When thinking about how we can improve our character, a variety of approaches may come to mind: guarding the way we talk about others, lending a helpful hand at a time of need, or perhaps even trying to be a more observant and religious person. While all of the above are quite laudable, what's frequently overlooked is a foundational trait that all people of good character share: gratitude, or hakarat hatov in Hebrew. You'd be surprised at how crucial gratitude is when it comes to producing a happier and more decent human being.
Just think about it for a moment. If you believe that you are so deserving, so entitled, so above others - how on earth is it possible to become a better person? On the other hand, if you are so grateful to God for being alive during these historic times, so humbled by all the good things you've been given, so appreciative for the opportunities to improve yourself - the type of person you become will be totally different. A better attitude goes a long way.
Even during these difficult times, find something in your own life for which to be thankful. The Hebrew term for Jew, Yehudi, comes from the word meaning "one who thanks." Gratitude is one of the pillars of Judaism and should be an essential part of all our lives. In fact, many of us celebrated the unique American holiday of Thanksgiving last week. Here's some further reading on Jews and Thanksgiving: An American Yom Tov (unfortunately, many of the comments on the article reaffirm the mission of this blog). I actually intended to post this entry last week, but I was busy tending to a family matter.

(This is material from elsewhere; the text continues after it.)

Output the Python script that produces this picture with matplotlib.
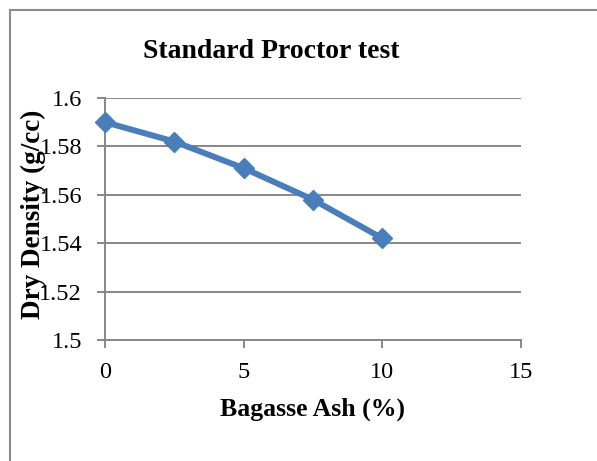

During the early hours of Thanksgiving day, my grandmother passed away. While I thought it would be challenging to exude gratitude after the death of a loved one, it actually wasn't all that difficult. Throughout the week of shiva, the traditional seven-day mourning period, there was a great deal for which to be thankful. Family and friends from all around the world shared stories of times with my grandmother. Others came to participate in the daily prayer services. And, of course, members from throughout the Jewish community brought meals for my father and aunt (what would a Jewish gathering be without food?).

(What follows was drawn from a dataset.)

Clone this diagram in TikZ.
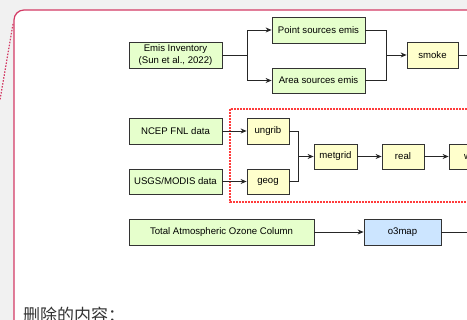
\documentclass[tikz,border=0pt]{standalone}
\usepackage{fontspec}
\setmainfont{Liberation Sans}
\newfontfamily\cjk{Noto Sans CJK SC}
\usetikzlibrary{arrows.meta}

\definecolor{pagegray}{HTML}{F1F1F1}
\definecolor{framered}{HTML}{D33A64}
\definecolor{dotred}{HTML}{FF3B3B}
\definecolor{inputgreen}{HTML}{E6FFCC}
\definecolor{stepyellow}{HTML}{FFFFCC}
\definecolor{mapblue}{HTML}{CCE5FF}

\tikzset{
  box/.style={draw=black!80, line width=0.8pt, rectangle, minimum height=26pt,
    inner sep=1pt, align=center, font=\fontsize{9.6}{12}\selectfont},
  inbox/.style={box, fill=inputgreen},
  procbox/.style={box, fill=stepyellow},
  link/.style={line width=0.8pt, black!85},
  arrow/.style={link, -{Stealth[length=6pt,width=5pt]}}
}

\begin{document}
\begin{tikzpicture}[x=1pt, y=-1pt]
		% page and frame
		\useasboundingbox (0,0) rectangle (467,320);
		\clip (0,0) rectangle (467,320);
		\fill[pagegray] (0,0) rectangle (467,320);
		\draw[draw=framered, fill=white, rounded corners=10pt, line width=1.2pt] (14,10) rectangle (520,360);
		\draw[draw=framered, line width=1.2pt, dash pattern=on 1.5pt off 1.5pt] (13,24) -- (0,100);
		% emissions
		\node[inbox, minimum width=93pt] (emis) at (175.5,55) {Emis Inventory\\(Sun et al., 2022)};
		\node[inbox, minimum width=93pt] (point) at (318.5,30) {Point sources emis};
		\node[inbox, minimum width=93pt, minimum height=25pt] (area) at (318.5,80.5) {Area sources emis};
		\node[procbox, minimum width=51pt] (smoke) at (432.5,55) {smoke};
		\coordinate (split1) at (247,55);
		\coordinate (join1) at (386,55);
		\coordinate (out1) at (480,55);
		\draw[link] (emis.east) -- (split1);
		\draw[arrow] (split1) |- (point.west);
		\draw[arrow] (split1) |- (area.west);
		\draw[link] (point.east) -| (join1);
		\draw[link] (area.east) -| (join1);
		\draw[arrow] (join1) -- (smoke.west);
		\draw[link] (smoke.east) -- (out1);
		% WPS and WRF
		\draw[draw=dotred, line width=1.6pt, dash pattern=on 1.6pt off 1.4pt] (230,109) rectangle (500,202);
		\node[inbox, minimum width=93pt] (ncep) at (175.5,131) {NCEP FNL data};
		\node[inbox, minimum width=93pt, minimum height=25pt] (usgs) at (175.5,181.5) {USGS/MODIS data};
		\node[procbox, minimum width=42pt] (ungrib) at (268,131) {ungrib};
		\node[procbox, minimum width=42pt, minimum height=25pt] (geog) at (268,181.5) {geog};
		\node[procbox, minimum width=43pt, minimum height=25pt] (metgrid) at (335.5,156.5) {metgrid};
		\node[procbox, minimum width=42pt, minimum height=25pt] (real) at (403,156.5) {real};
		\node[procbox, minimum width=43pt, minimum height=25pt] (wrf) at (470.5,156.5) {wrf};
		\coordinate (join2) at (298,156.5);
		\draw[arrow] (ncep) -- (ungrib);
		\draw[arrow] (usgs) -- (geog);
		\draw[link] (ungrib.east) -| (join2);
		\draw[link] (geog.east) -| (join2);
		\draw[arrow] (join2) -- (metgrid);
		\draw[arrow] (metgrid) -- (real);
		\draw[arrow] (real) -- (wrf);
		% ozone
		\node[inbox, minimum width=185pt] (ozone) at (221.5,232) {Total Atmospheric Ozone Column};
		\node[box, fill=mapblue, minimum width=77pt] (o3map) at (402.5,232) {o3map};
		\coordinate (out3) at (480,232);
		\draw[arrow] (ozone) -- (o3map);
		\draw[link] (o3map.east) -- (out3);
		% note
		\node[anchor=base west, inner sep=0pt, text=black!80, font=\cjk\fontsize{17}{17}\selectfont] (note) at (23,322) {删除的内容：};
	\end{tikzpicture}
\end{document}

Most importantly, however, this period of mourning brought members of my immediate and distant family together for the first time in a long time. Amazingly enough, everyone behaved themselves. As an eerie comparison, I couldn't help but think of all the tragedies to befall the Jewish people throughout our history and the subsequent outpouring of compassion and kindness from fellow Jews. We always talk about the lofty goal of unity, but we never seem to act on it until the circumstances absolutely call for us to do so. It should never take some terrible event to compel an improvement in how we treat others. If only it didn't take something as drastic as death to provide the impetus for that change, I would be even more grateful.